“I come from the banks of the sparkling Shenandoah, “daughter of the stars,” as its name imports. I live within a day’s march of the Thermopylae of Virginia. That valley, now beautiful and peaceful “as the Vale of Tempe, may be a very Bochim– a place of weeping.” Those green fields, where now “lowing herds wind slowly o’er the lea,” may become fields of blood. Can you blame me,then, if I wish to try all peaceful mean, consistent with Virginia’s honor, of obtaining our rights, before I try the last resort? I promise you, when the contest does come, if come it must, the people whom I have the honor to represent on this floor, will meet it like men.” -Hugh Mortimer Nelson’s speech at the Virginia Secession Convention
Hugh Nelson, owner of Long Branch from 1842 to his death in 1862, was voted Clarke’s Constitutional Union Party delegate to the Virginia Secession Convention in 1861. Virginia voted to secede on April 17th, 1861, and Nelson organized the Clarke Cavalry later that June. Despite his readiness to lead Virginian troops into battle against the Union, Nelson’s speech reveals that he was in strong opposition of secession: “I pray to God,” Nelson said to the other convention delegates, “that the time may not be far distant when all our difficulties will be adjusted, and we shall again be a united, prosperous and happy people.” Though he did not wish to separate from the United States of America, Nelson also believed that Virginia, along with other Southern states, required “constitutional guarantees” from the Union. Those, he urged, could be solved through compromise and not bloodshed. Nelson succumbed to the dangers of campaign life and died of typhoid on August 6, 1862.
Hugh Nelson is not the only Virginian who fought for his state despite opposing secession. In a letter to his son, soon-to-be famous General Robert E. Lee states: “As an American citizen, I take great pride in my country, her prosperity and her institutions, and would defend any State if her rights were invaded. But I can anticipate no greater calamity for the country than the dissolution of the Union. It would be an accumulation of all the evils we complain of, and I am willing to sacrifice everything but honor for its preservation. I hope, therefore, that all constitutional means will be exhausted before there is a resort to force. Secession is nothing but revolution.”
Why did these and other men fight for the Confederacy if they were against its very existence? Both Nelson and Lee mention honor. Indeed, many recruitment posters played on the idea of honor as well. Men were called to defend their brothers, their wives, their sisters, and the land they called home.

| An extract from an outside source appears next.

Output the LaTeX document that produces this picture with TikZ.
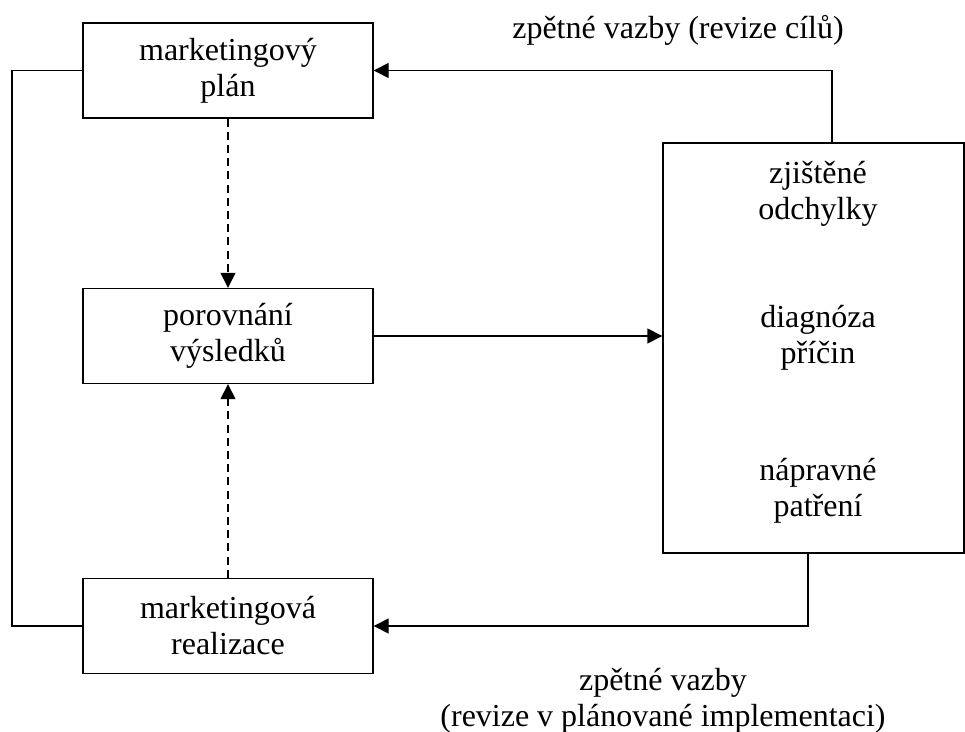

Recruitment posters such as the one below bore heavily upon the conscious of many young Virginian men.
To refuse to defend one’s state was considered equivalent to sitting back and allowing the invaders to kill one’s brothers and rape one’s sisters and wives. This and other posters made it clear that dying an honorable death fighting for one’s homeland was preferable to living as a traitor and a coward. Local social pressure to join the war effort was also high and had a large initial impact on joining the army. Young men often enlisted simultaneously with the other men from their town– joining in arms the same friends they had known since their childhood days for their greatest adventure yet.Those who stayed home were shunned. Men who refused to fight often found themselves labeled as undesirable bachelors not worth marrying. They were known to receive women’s drawers; not as a romantic invitation, but as a disdainful assessment of their manliness. Of course, men joined for more practical reasons as well: men who joined were promised bounty and, at times, military furnishings.
And so these men known as Southern Unionists marched off to fight a battle they did not believe in. Some fought for honor, their families, and their homes. Others fought for adventure and the promise of money. Some fought to avoid the scorn that came with refusing to fight. No matter what reason lay behind their enlistment, though, none of the Virginian men could have anticipated how dearly they would pay. Matched by only one other Confederate state in number of casualties, Virginia would bury over 30,000 of its men.